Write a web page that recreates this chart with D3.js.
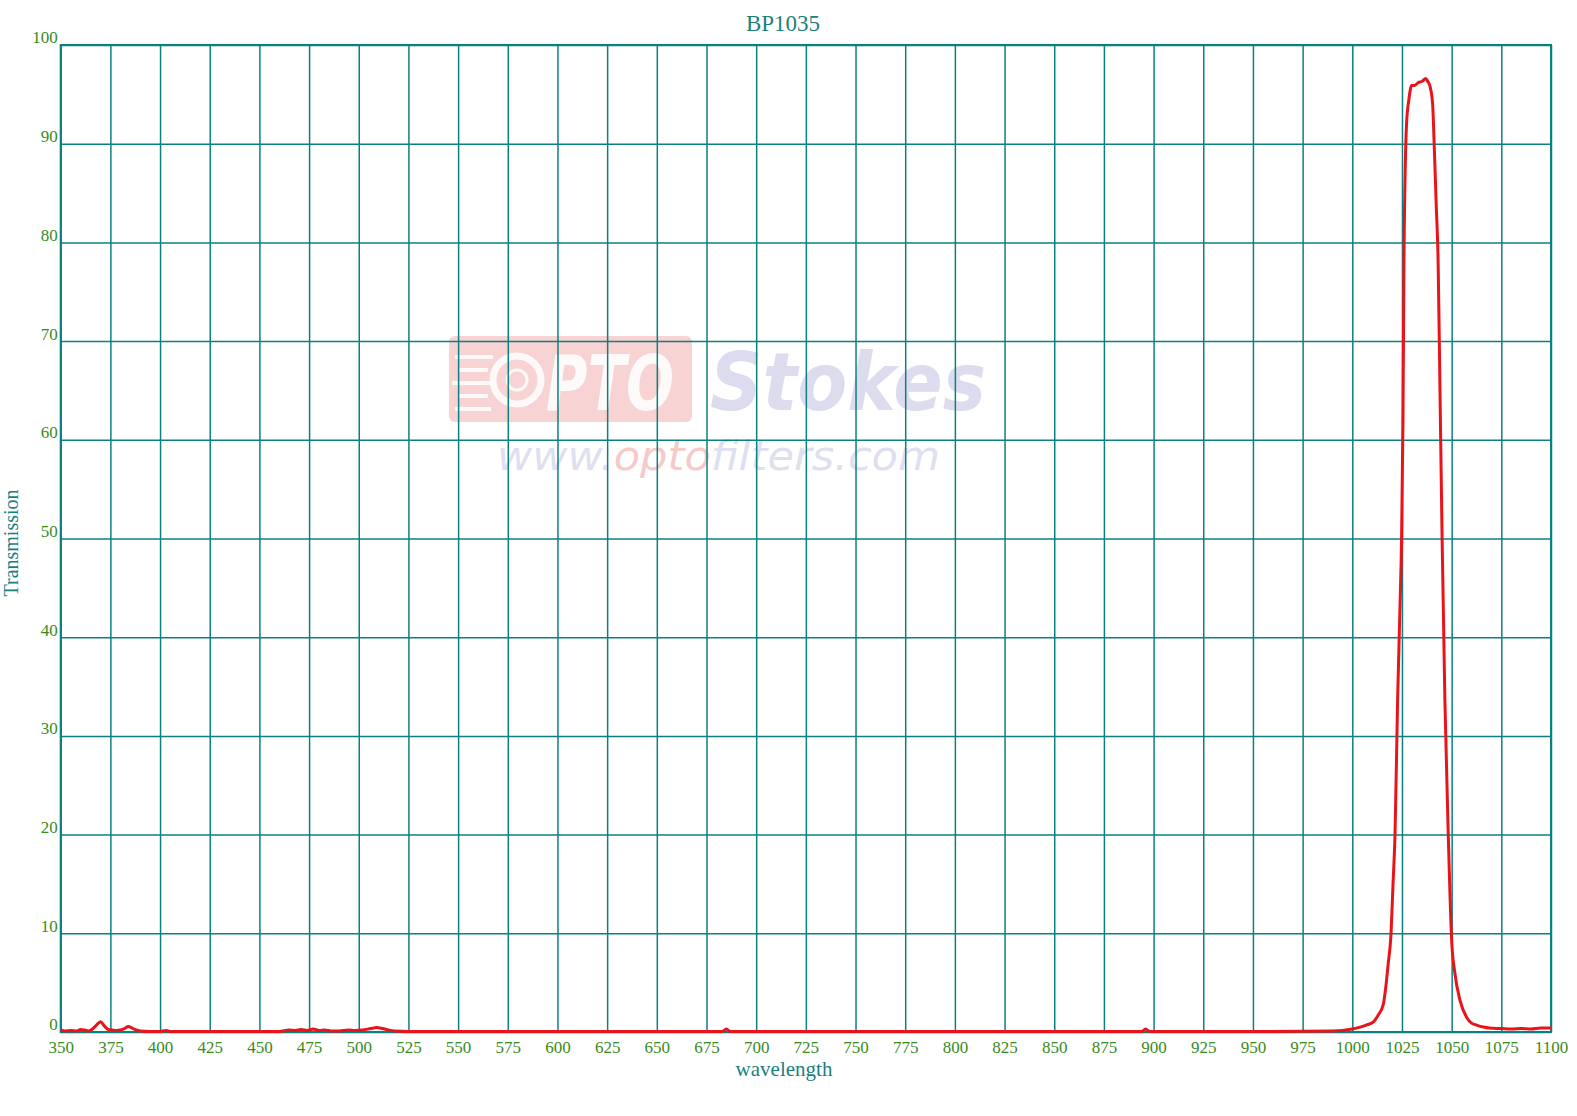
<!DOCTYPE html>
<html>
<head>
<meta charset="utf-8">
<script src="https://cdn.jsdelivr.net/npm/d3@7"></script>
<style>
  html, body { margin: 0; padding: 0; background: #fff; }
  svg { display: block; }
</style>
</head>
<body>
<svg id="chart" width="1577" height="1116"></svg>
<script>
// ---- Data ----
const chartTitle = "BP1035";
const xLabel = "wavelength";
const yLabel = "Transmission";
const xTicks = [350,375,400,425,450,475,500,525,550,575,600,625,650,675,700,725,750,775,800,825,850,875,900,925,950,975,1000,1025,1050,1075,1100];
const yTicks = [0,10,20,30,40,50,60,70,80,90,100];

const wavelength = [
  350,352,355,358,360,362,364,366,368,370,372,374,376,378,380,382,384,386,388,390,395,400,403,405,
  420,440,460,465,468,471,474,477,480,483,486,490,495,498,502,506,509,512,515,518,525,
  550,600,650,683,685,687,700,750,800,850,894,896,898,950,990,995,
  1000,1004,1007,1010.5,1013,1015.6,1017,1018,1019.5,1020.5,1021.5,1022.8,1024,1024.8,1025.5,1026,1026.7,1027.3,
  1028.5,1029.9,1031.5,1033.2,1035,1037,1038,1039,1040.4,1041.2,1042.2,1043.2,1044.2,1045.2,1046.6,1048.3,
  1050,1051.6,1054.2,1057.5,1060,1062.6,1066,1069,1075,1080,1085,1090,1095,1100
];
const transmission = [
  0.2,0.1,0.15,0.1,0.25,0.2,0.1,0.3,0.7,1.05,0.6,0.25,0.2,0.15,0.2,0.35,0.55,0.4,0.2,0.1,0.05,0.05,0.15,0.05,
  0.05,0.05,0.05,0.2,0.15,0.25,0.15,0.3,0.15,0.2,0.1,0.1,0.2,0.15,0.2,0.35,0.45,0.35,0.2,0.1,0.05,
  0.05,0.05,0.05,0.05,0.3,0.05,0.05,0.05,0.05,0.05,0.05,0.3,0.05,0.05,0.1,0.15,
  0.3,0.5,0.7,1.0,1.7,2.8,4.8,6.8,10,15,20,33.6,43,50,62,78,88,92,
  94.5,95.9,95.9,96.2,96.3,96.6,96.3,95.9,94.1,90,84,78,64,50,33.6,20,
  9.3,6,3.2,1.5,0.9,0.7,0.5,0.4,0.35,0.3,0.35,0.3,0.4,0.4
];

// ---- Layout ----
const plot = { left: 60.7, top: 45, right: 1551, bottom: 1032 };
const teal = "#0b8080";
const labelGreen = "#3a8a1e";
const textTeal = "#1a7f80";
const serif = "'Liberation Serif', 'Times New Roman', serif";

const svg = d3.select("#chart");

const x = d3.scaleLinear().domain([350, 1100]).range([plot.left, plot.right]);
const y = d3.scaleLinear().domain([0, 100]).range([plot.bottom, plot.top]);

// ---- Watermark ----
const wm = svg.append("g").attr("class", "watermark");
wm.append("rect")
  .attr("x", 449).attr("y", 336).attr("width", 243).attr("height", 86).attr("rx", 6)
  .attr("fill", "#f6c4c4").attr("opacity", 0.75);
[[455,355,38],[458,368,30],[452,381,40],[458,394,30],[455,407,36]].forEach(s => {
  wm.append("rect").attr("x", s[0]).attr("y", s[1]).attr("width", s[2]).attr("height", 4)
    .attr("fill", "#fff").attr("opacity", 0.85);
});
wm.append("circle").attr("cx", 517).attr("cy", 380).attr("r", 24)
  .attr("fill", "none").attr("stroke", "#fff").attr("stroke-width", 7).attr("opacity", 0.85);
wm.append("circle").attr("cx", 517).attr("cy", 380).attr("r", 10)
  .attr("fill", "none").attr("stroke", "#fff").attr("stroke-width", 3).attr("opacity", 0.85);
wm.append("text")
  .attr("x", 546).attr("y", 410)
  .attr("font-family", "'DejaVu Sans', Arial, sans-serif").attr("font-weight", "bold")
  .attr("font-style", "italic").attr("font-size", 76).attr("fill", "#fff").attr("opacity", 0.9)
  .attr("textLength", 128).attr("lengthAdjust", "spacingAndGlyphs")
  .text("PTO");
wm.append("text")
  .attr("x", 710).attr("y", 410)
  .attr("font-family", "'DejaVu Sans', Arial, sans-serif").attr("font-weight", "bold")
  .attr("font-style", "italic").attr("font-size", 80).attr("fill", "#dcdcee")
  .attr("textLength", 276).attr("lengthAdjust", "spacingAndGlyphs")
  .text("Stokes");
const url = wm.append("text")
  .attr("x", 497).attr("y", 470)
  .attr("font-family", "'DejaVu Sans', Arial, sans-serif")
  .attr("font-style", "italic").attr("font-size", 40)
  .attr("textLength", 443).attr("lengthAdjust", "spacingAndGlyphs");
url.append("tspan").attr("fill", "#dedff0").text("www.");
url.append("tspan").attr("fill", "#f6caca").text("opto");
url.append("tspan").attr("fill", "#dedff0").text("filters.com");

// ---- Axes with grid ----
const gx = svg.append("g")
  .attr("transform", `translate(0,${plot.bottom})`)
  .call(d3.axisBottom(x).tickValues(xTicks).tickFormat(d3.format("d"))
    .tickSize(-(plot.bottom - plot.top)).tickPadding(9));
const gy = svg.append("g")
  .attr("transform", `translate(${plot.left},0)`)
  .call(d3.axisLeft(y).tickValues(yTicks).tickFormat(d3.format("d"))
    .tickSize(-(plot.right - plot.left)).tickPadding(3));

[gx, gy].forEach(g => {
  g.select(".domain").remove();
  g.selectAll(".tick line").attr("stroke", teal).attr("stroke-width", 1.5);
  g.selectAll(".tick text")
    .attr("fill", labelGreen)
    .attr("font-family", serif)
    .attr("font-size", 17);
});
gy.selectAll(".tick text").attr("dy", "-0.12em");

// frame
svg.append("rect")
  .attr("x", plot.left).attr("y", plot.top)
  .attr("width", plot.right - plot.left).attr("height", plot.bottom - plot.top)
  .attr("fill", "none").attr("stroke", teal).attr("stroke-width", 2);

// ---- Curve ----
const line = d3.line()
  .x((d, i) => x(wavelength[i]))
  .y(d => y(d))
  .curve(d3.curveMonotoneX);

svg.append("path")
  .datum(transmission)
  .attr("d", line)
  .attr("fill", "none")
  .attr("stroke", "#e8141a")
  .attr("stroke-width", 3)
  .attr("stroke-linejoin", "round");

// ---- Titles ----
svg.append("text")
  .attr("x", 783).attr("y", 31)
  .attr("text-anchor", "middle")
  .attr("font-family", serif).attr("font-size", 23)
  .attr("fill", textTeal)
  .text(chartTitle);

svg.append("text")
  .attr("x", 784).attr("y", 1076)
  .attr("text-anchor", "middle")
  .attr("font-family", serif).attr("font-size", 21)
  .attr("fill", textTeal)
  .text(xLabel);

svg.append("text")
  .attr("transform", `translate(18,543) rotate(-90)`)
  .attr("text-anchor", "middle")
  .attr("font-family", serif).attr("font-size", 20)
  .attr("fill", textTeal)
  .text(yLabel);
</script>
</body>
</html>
§
Copy out every line where the word "with" occurs.

▶ _Correct answer_:
Write a web page that recreates this chart with D3.js.
// ---- Axes with grid ----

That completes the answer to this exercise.